Wells is emphatic that this is not charity. “They are proud people. They want to know that what they grow is what they earn a living from. They don’t want a freebie. They abhor that whole system of freebies. They have a sense of pride about what they do.”
“For them [Fairtrade] is the telling point of difference [that means] having their own power to make their own economic decisions. It’s about how to improve their own life. Not their own personal life. They recognize that the improvement comes as community. It’s how to improve infrastructure and facility. There are many examples of how that happens.”
Jasper Coffee sells an instant coffee grown in Colombia. There, the coffee farmers on mountaintops had to take their beans (a years’ worth of effort and their only means of supporting themselves) 40km down the mountain on the back of mules to sell it to buyers at the bottom of the mountain. “In Colombia, you get mugged,” says Wells. “If you have to take your mules and coffee to the bottom of the mountain and get paid, guaranteed, you won’t have your money by the time you get back to the top. You’ll be lucky to be alive.”
So the first act of the new local Fairtrade cooperative was to build a warehouse and a bank at the top of the mountain. Now farmers take their coffee to the local warehouse. They take in cash only what they need for the week – the rest stays safe in the bank. The coop bought vehicles to transport the coffee down the mountain, and built bridges, again to make transport easier. They bought more land next to the warehouse and built a drying plant (which increases the quality of the coffee because it dries evenly – leading to a higher price and better income).
Ultimately, Fairtrade is about an end to slavery. As Wells puts it: “Our Western culture, our economy is still under this umbrella of slavery. We still want those people to be poverty stricken so that we can have this cheap product.”
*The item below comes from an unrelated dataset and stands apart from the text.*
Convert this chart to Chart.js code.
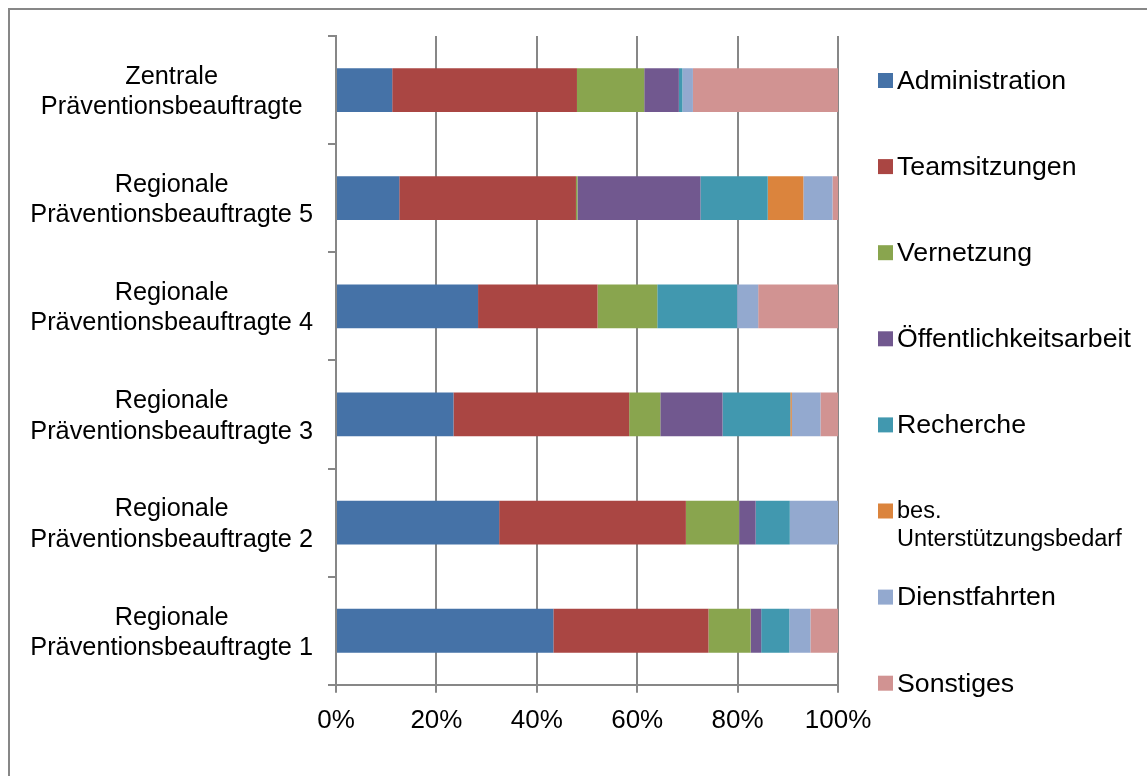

As I leave the premises of Jasper coffee I am buzzing – not only from the coffee fumes I have been delighting in for the last hour, or from the magnificent (and potent) latte I received on arrival, but from the ideas that Wells has planted in my head. The slave trade exists, indeed it thrives as a fundamental part of our economy. By switching to Fairtrade, we can end slavery, and be the agents of phenomenal positive, worldwide change. That tastes pretty good to me.